Each line below is to be written out in full, exactly as shown.
****
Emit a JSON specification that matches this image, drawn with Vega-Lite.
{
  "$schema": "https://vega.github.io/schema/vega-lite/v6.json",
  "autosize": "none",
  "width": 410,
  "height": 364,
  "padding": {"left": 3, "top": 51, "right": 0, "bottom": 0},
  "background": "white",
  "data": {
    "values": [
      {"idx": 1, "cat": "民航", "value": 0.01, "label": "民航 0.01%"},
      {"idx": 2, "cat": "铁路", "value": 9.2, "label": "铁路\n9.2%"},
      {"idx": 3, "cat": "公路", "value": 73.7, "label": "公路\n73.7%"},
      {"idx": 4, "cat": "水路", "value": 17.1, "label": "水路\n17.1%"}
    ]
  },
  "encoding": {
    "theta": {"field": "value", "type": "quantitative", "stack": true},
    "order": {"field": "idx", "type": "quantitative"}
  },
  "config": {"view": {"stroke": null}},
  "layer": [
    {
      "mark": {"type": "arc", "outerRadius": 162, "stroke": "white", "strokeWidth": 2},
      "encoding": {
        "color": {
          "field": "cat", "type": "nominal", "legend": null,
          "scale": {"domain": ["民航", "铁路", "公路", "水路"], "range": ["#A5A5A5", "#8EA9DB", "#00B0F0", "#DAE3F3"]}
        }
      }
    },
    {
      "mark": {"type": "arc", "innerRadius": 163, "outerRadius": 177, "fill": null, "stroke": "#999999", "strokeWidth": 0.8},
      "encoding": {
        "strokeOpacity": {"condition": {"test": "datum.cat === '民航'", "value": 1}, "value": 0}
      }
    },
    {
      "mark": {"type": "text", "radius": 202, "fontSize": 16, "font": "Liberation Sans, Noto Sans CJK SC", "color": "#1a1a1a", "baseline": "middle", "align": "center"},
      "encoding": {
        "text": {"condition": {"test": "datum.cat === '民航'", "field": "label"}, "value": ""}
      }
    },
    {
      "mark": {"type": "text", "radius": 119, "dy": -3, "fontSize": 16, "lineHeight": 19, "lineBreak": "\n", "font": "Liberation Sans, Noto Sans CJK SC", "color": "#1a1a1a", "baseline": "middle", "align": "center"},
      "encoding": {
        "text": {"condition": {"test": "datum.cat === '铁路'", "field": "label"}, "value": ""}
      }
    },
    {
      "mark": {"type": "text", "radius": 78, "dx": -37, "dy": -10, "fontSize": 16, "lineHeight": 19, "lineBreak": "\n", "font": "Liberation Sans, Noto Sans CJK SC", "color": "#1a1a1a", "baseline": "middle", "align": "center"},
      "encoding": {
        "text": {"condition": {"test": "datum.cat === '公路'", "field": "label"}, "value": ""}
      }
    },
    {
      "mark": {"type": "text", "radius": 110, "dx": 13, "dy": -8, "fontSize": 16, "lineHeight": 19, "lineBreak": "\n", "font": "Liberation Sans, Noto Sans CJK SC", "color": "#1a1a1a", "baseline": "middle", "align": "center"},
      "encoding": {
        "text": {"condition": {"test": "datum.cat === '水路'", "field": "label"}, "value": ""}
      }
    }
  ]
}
****
**Full response**
Emit a JSON specification that matches this image, drawn with Vega-Lite.
{
  "$schema": "https://vega.github.io/schema/vega-lite/v6.json",
  "autosize": "none",
  "width": 410,
  "height": 364,
  "padding": {"left": 3, "top": 51, "right": 0, "bottom": 0},
  "background": "white",
  "data": {
    "values": [
      {"idx": 1, "cat": "民航", "value": 0.01, "label": "民航 0.01%"},
      {"idx": 2, "cat": "铁路", "value": 9.2, "label": "铁路\n9.2%"},
      {"idx": 3, "cat": "公路", "value": 73.7, "label": "公路\n73.7%"},
      {"idx": 4, "cat": "水路", "value": 17.1, "label": "水路\n17.1%"}
    ]
  },
  "encoding": {
    "theta": {"field": "value", "type": "quantitative", "stack": true},
    "order": {"field": "idx", "type": "quantitative"}
  },
  "config": {"view": {"stroke": null}},
  "layer": [
    {
      "mark": {"type": "arc", "outerRadius": 162, "stroke": "white", "strokeWidth": 2},
      "encoding": {
        "color": {
          "field": "cat", "type": "nominal", "legend": null,
          "scale": {"domain": ["民航", "铁路", "公路", "水路"], "range": ["#A5A5A5", "#8EA9DB", "#00B0F0", "#DAE3F3"]}
        }
      }
    },
    {
      "mark": {"type": "arc", "innerRadius": 163, "outerRadius": 177, "fill": null, "stroke": "#999999", "strokeWidth": 0.8},
      "encoding": {
        "strokeOpacity": {"condition": {"test": "datum.cat === '民航'", "value": 1}, "value": 0}
      }
    },
    {
      "mark": {"type": "text", "radius": 202, "fontSize": 16, "font": "Liberation Sans, Noto Sans CJK SC", "color": "#1a1a1a", "baseline": "middle", "align": "center"},
      "encoding": {
        "text": {"condition": {"test": "datum.cat === '民航'", "field": "label"}, "value": ""}
      }
    },
    {
      "mark": {"type": "text", "radius": 119, "dy": -3, "fontSize": 16, "lineHeight": 19, "lineBreak": "\n", "font": "Liberation Sans, Noto Sans CJK SC", "color": "#1a1a1a", "baseline": "middle", "align": "center"},
      "encoding": {
        "text": {"condition": {"test": "datum.cat === '铁路'", "field": "label"}, "value": ""}
      }
    },
    {
      "mark": {"type": "text", "radius": 78, "dx": -37, "dy": -10, "fontSize": 16, "lineHeight": 19, "lineBreak": "\n", "font": "Liberation Sans, Noto Sans CJK SC", "color": "#1a1a1a", "baseline": "middle", "align": "center"},
      "encoding": {
        "text": {"condition": {"test": "datum.cat === '公路'", "field": "label"}, "value": ""}
      }
    },
    {
      "mark": {"type": "text", "radius": 110, "dx": 13, "dy": -8, "fontSize": 16, "lineHeight": 19, "lineBreak": "\n", "font": "Liberation Sans, Noto Sans CJK SC", "color": "#1a1a1a", "baseline": "middle", "align": "center"},
      "encoding": {
        "text": {"condition": {"test": "datum.cat === '水路'", "field": "label"}, "value": ""}
      }
    }
  ]
}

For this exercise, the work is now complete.